My Journey as an Author - 14
I'd like to take a moment and wander across some of my recurring thoughts. A narrative element which crops up in my writing with some frequency is dreams, not as premonitions of events yet to pass, but as worlds within worlds, reflections of the world, and means to manifest the world. For me, I tend to always devolve to some proto-spiritualist state where dreams have power. It may be that the character never unlock such powers, lacking will or whatever mechanism is essential to dreaming, but it exists intertwined with the lore of the worlds, no less.
In Sul, my grand worldbuilding project, the lands at center of the narrative were subject to the Dreaming Kings, individuals who asleep dreamed the world into its state of being. This borders the creation of reality, or its mere influence, and the exact degree of their power is not stated. It could be at the level of gods, or merely the cohesion of their kingdoms.
Regardless, these figures maintain a mythic position, where many have survived in some fashion through to present. They became engines which manifest themselves, drawing them back from death and destruction in after cataclysm. The dreams may change, from simple kingdoms to empires, from love and harmony to revenge, from one hero's story to another, but the Dreaming Kings remained central and significant.

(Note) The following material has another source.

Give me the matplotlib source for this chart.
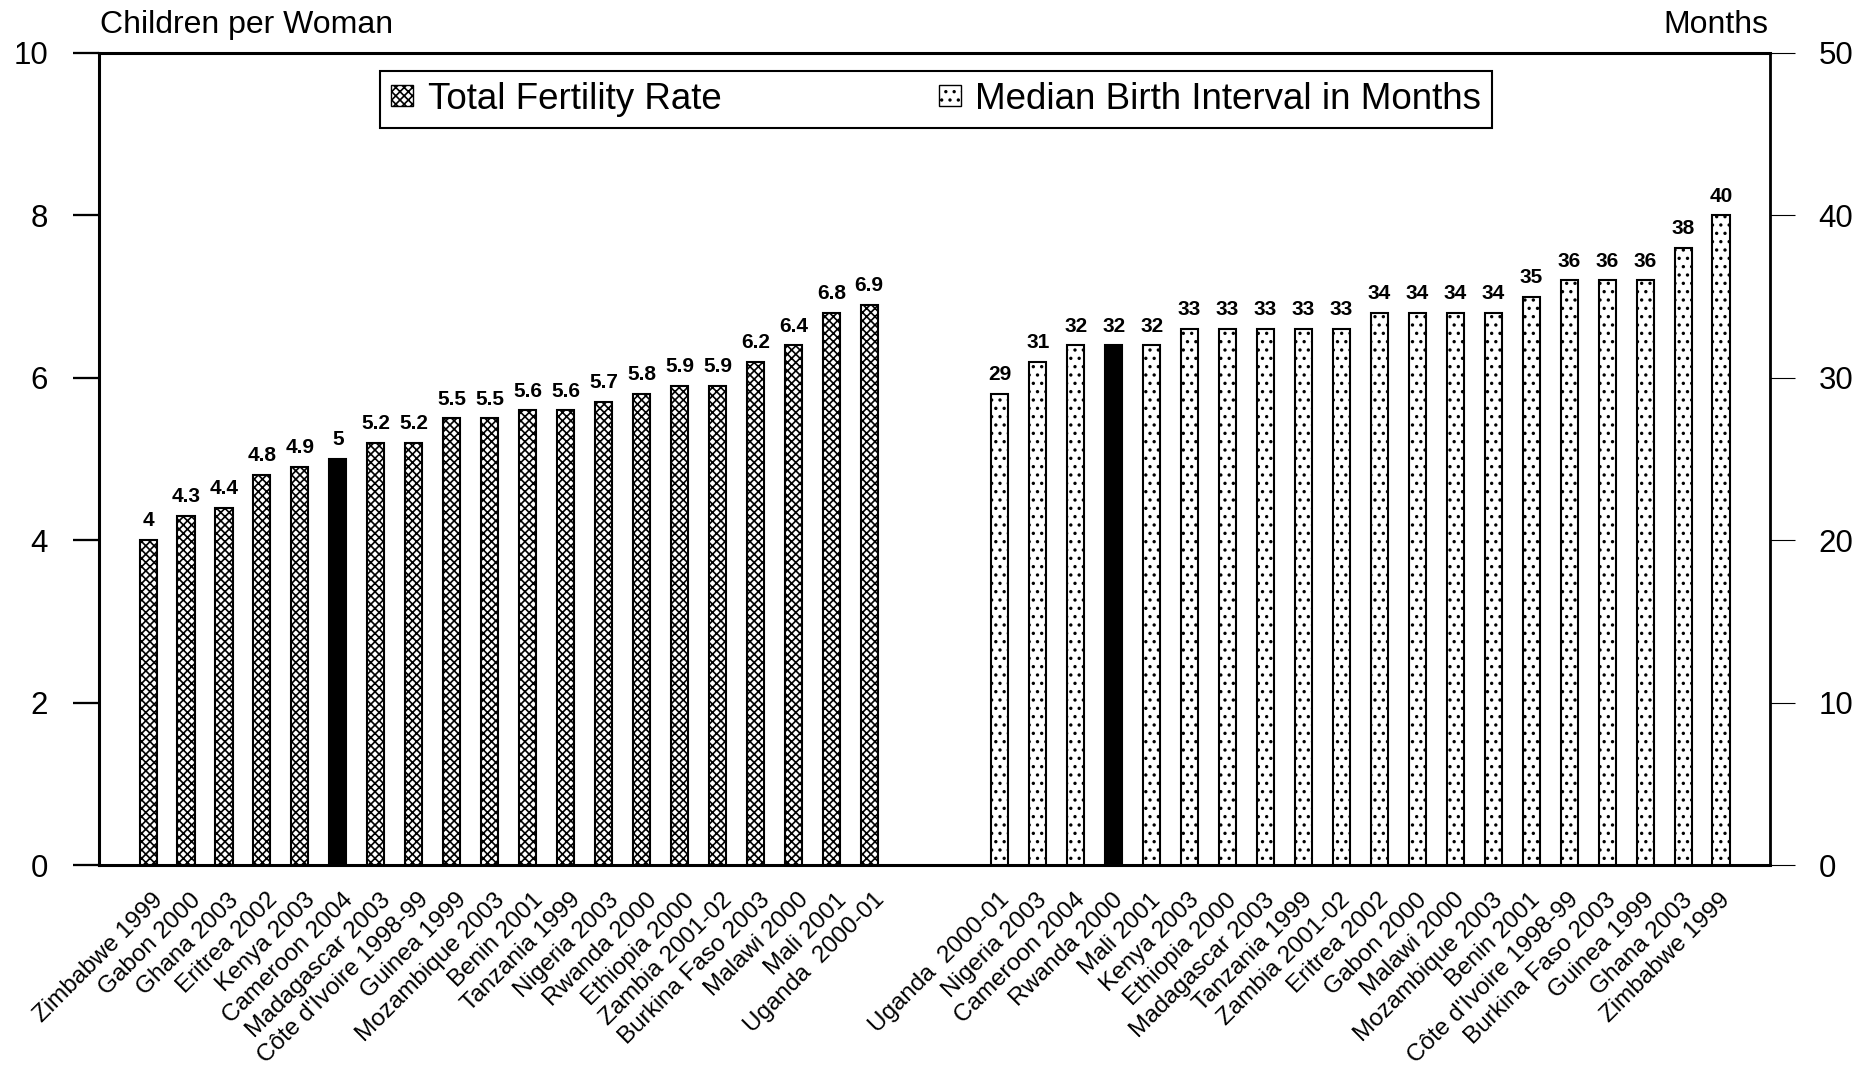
import numpy as np
import matplotlib
matplotlib.use("Agg")
import matplotlib.pyplot as plt
from matplotlib.patches import Patch
from matplotlib.transforms import ScaledTranslation

plt.rcParams['font.family'] = ['Liberation Sans', 'DejaVu Sans']
plt.rcParams['hatch.linewidth'] = 1.2

# Total fertility rate (children per woman), sorted ascending
tfr_countries = ["Zimbabwe 1999", "Gabon 2000", "Ghana 2003", "Eritrea 2002", "Kenya 2003",
                 "Cameroon 2004", "Madagascar 2003", "Côte d'Ivoire 1998-99", "Guinea 1999",
                 "Mozambique 2003", "Benin 2001", "Tanzania 1999", "Nigeria 2003", "Rwanda 2000",
                 "Ethiopia 2000", "Zambia 2001-02", "Burkina Faso 2003", "Malawi 2000",
                 "Mali 2001", "Uganda  2000-01"]
tfr_values = [4, 4.3, 4.4, 4.8, 4.9, 5, 5.2, 5.2, 5.5, 5.5, 5.6, 5.6, 5.7, 5.8, 5.9, 5.9,
              6.2, 6.4, 6.8, 6.9]
tfr_highlight = "Cameroon 2004"

# Median birth interval in months, sorted ascending
mbi_countries = ["Uganda  2000-01", "Nigeria 2003", "Cameroon 2004", "Rwanda 2000", "Mali 2001",
                 "Kenya 2003", "Ethiopia 2000", "Madagascar 2003", "Tanzania 1999",
                 "Zambia 2001-02", "Eritrea 2002", "Gabon 2000", "Malawi 2000",
                 "Mozambique 2003", "Benin 2001", "Côte d'Ivoire 1998-99", "Burkina Faso 2003",
                 "Guinea 1999", "Ghana 2003", "Zimbabwe 1999"]
mbi_values = [29, 31, 32, 32, 32, 33, 33, 33, 33, 33, 34, 34, 34, 34, 35, 36, 36, 36, 38, 40]
mbi_highlight = "Rwanda 2000"

left_ticks = [0, 2, 4, 6, 8, 10]
right_ticks = [0, 10, 20, 30, 40, 50]

# slot positions for the two groups of bars
x_tfr = np.arange(len(tfr_countries), dtype=float)
x_mbi = 22.44 + np.arange(len(mbi_countries), dtype=float)
bar_w = 0.45

fig = plt.figure(figsize=(18.73, 10.67), dpi=100)
ax = fig.add_axes([0.0529, 0.1893, 0.8921, 0.7611])
ax2 = ax.twinx()

tfr_face = ['black' if c == tfr_highlight else 'white' for c in tfr_countries]
bars1 = ax.bar(x_tfr, tfr_values, width=bar_w, color=tfr_face, edgecolor='black',
               linewidth=1.5, hatch='xxxx', zorder=2)
mbi_face = ['black' if c == mbi_highlight else 'white' for c in mbi_countries]
bars2 = ax2.bar(x_mbi, mbi_values, width=bar_w, color=mbi_face, edgecolor='black',
                linewidth=1.5, hatch='..', zorder=2)

for b, v in zip(bars1, tfr_values):
    ax.annotate(f"{v:g}", (b.get_x() + b.get_width() / 2, v), xytext=(0, 7),
                textcoords='offset points', ha='center', va='bottom',
                fontsize=15, fontweight='bold')
for b, v in zip(bars2, mbi_values):
    ax2.annotate(f"{v:g}", (b.get_x() + b.get_width() / 2, v), xytext=(0, 7),
                 textcoords='offset points', ha='center', va='bottom',
                 fontsize=15, fontweight='bold')

ax.set_xlim(-1.29, 42.73)
ax.set_ylim(0, 10)
ax2.set_ylim(0, 50)
ax.set_yticks(left_ticks)
ax2.set_yticks(right_ticks)
ax.set_xticks([])

ax.tick_params(axis='y', direction='out', length=18.7, width=1.65, labelsize=22.5, pad=18)
ax2.tick_params(axis='y', direction='out', length=18, width=0.8, labelsize=22.5, pad=17)

for s in ['left', 'top', 'bottom']:
    ax.spines[s].set_linewidth(2.2)
ax.spines['right'].set_visible(False)
for s in ['left', 'top', 'bottom']:
    ax2.spines[s].set_visible(False)
ax2.spines['right'].set_linewidth(2.0)

# rotated category labels under each group
xtrans = ax.get_xaxis_transform()
for xs, names, dx in [(x_tfr, tfr_countries, 0.04), (x_mbi, mbi_countries, -0.02)]:
    off = ScaledTranslation(dx, -0.24, fig.dpi_scale_trans)
    for x, name in zip(xs, names):
        ax.text(x, 0, name, transform=xtrans + off, rotation=45, ha='right', va='top',
                rotation_mode='anchor', fontsize=17.5)

fig.text(100 / 1873, 1 - 33 / 1067, "Children per Woman", ha='left', va='baseline', fontsize=23)
fig.text(1768 / 1873, 1 - 33 / 1067, "Months", ha='right', va='baseline', fontsize=23)

handles = [Patch(facecolor='white', edgecolor='black', hatch='xxxx', linewidth=1.0),
           Patch(facecolor='white', edgecolor='black', hatch='..', linewidth=1.0)]
leg = ax2.legend(handles, ["Total Fertility Rate", "Median Birth Interval in Months"],
                 ncol=2, loc='upper left', bbox_to_anchor=(0.168, 0.978), borderaxespad=0,
                 fontsize=26.5, handlelength=0.6, handleheight=0.5, handletextpad=0.4,
                 columnspacing=5.9, borderpad=0.3, fancybox=False, framealpha=1,
                 edgecolor='black')
leg.get_frame().set_linewidth(1.5)

fig.savefig("out.png", dpi=100)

To what extent does this matter? Not necessarily for the narrative, but in general? We can speak of imagination, or will, and manifesting these things in reality. They are not acts, themselves. The act is all powerful, as it translates thought to physicality. How does a dream become solid and equal to a real thing? I cannot say, except through action. But dreams, by their nature, are not action. Less so than thought, I should think. Thought is at least before action, is organized by the mind, and controlled.
Now, I shift gears. There was a writer by the name of Novalis. He proposed his own esoteric take on writing, where the worlds put into words were real in their own way. Much more can be said, and it is a bit of a rabbit hole for those interested in such things. But it is interesting to consider the idea that creation, be it thought, dream, or written word, should exist somewhere. Then, the question of whether it is made by the maker, or discovered?
The last has consequences, no? As a writer, I have written deeds both marvelous, beautiful, and terrible. Even in lighthearted stories, dark evils are inferred in the distance and fog of deep time. Am I responsible for that? Did I create a world only to populate it with misery? Should I have been more noble and merciful and made a world of happiness and beauty and satisfaction, a place where all things work out for the best, and no cloud ever darkens the day?
We often hear a question asked. Why do bad things happen? We blame god for allowing evil. As a writer, in the role of maker, I have created evil directly. My reasons have served a narrative role, building blocks which the characters toy with, and are toyed with in turn. It is meant to lead to something, a work of fiction about shaping clay into a desired form. It may sound pretentious, at this point, but there is something to consider. The awful things that happen in the story are put there to shape things, making the characters and events result in the right way, which is largely an argument that proves a moral or philosophical point.
Consider a story with a theme. Good triumphs over evil. Working together is better than working alone. Friendship! We cannot seek power at the expense of others. The story argues this, and we place obstacles and evils to make the argument. We do this because we believe the outcome is important, it is a payoff. But is the journey more enjoyable? The pain and suffering? Or is it the end? We like to return to stories, rereading them, or creating following adventures. So the end is seldom the end. It is short and ephemeral. Instead, it is the journey that preoccupies us and gains our interest, the parts filled and fraught with evil and suffering, sorrow and regret. We demand the creation of this type of content because it is more meaningful and noteworthy.
Is it escape? Do we seek this out in place of our difficulty? Or to drown the difficulty we face? I cannot say, and every person may have their own answer.
Yet we come back to it, to dreams, thoughts, imagination, to the essence of the creative process. It comes to have a point, or at least a process. It is populated with hardships which are overcome. And we should understand the reason for this. We should be cautious, too. If our worlds are real in any respect, magically real as in the case of Novalis, or manifesting in the case of the Dreaming Kings, or real only in the thoughts of readers, we writers are the authors of every misdeed, treachery, and vile act. And for most stories, they are necessary. They are not elements of the narrative which can be forgone. Instead, we must seek to make things right, to reach that outcome, that end that is led to by every evil. It must mean something.
Ah, now I think I get to the idea I was hoping to find. Meaning! Written works must result in actual meaning. For them to be moral, for the disasters, wars, and deaths to be excused, an equal or greater meaning must be found, declared, or proven.
But what meaning? The message to the audience? A statement? A call to action? Some result for the characters? This may need more thought.